In a draft of its final report, the pension committee concluded San Diego is caught in a "perfect storm." Several factors collided to thrust the city into financial crisis.
Riding high with the stock market boom, city leaders increased benefits for workers, allowing employees to retire earlier with more money. At the same time, they reduced the amount the city pays to the pension fund, which consists of interest from investments and city contributions. For years the system was funded at 100 percent; now it is at 67 percent.
When the market dropped, the city ended up with less money and bigger bills. Other California cities were hit hard, but everyone expected San Diego to be prepared.

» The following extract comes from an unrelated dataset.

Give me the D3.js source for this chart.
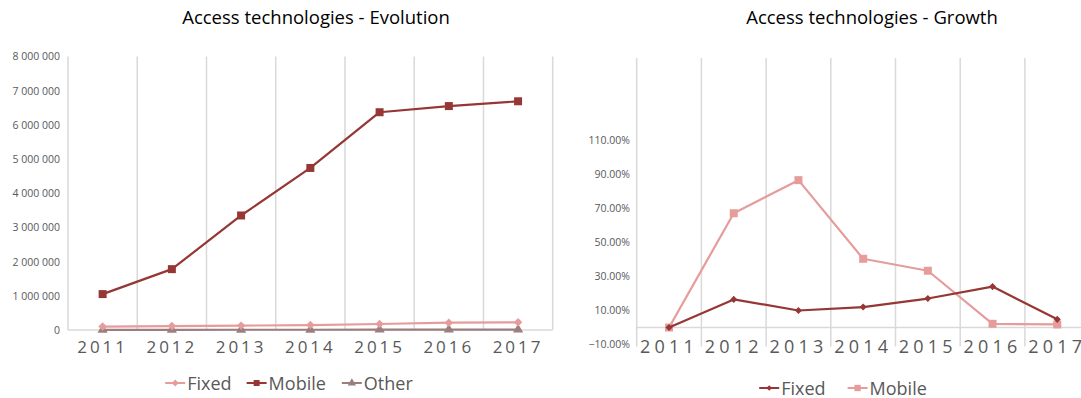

"It was a combination of factors that all came together at the same time. This was not a result of a downturn in the market," said April Boling, a certified public accountant who heads the pension committee.
Conflicting advice prompted city leaders to improve pension benefits without them fully understanding how much the increased benefits would cost, Boling said.
The city manager and the city auditor retired under fire as the financial picture deteriorated. The pension board has sued its counsel, accusing the firm of providing inadequate advice. Retirees worried that they won't get their pensions have sued the city.
The average pension has doubled over the last decade. The sweetening of benefits included a deferred retirement option plan, which lets an employee delay retirement and create a special account earning 8 percent interest and a 2 percent annual cost-of-living adjustment in their pension. High-paid employees could receive nearly $1 million on retirement under the plan.
The pension reform panel is recommending a rollback of the 2002 benefit increases for all new hires, but that could be tough for the mayor and City Council members. The powerful public employee unions have resisted any reduction in the benefits, and every council member enjoys union support.
"It's going to be a very interesting next 60 days, especially if you like knock-down, drag-out politics," Mitchell said.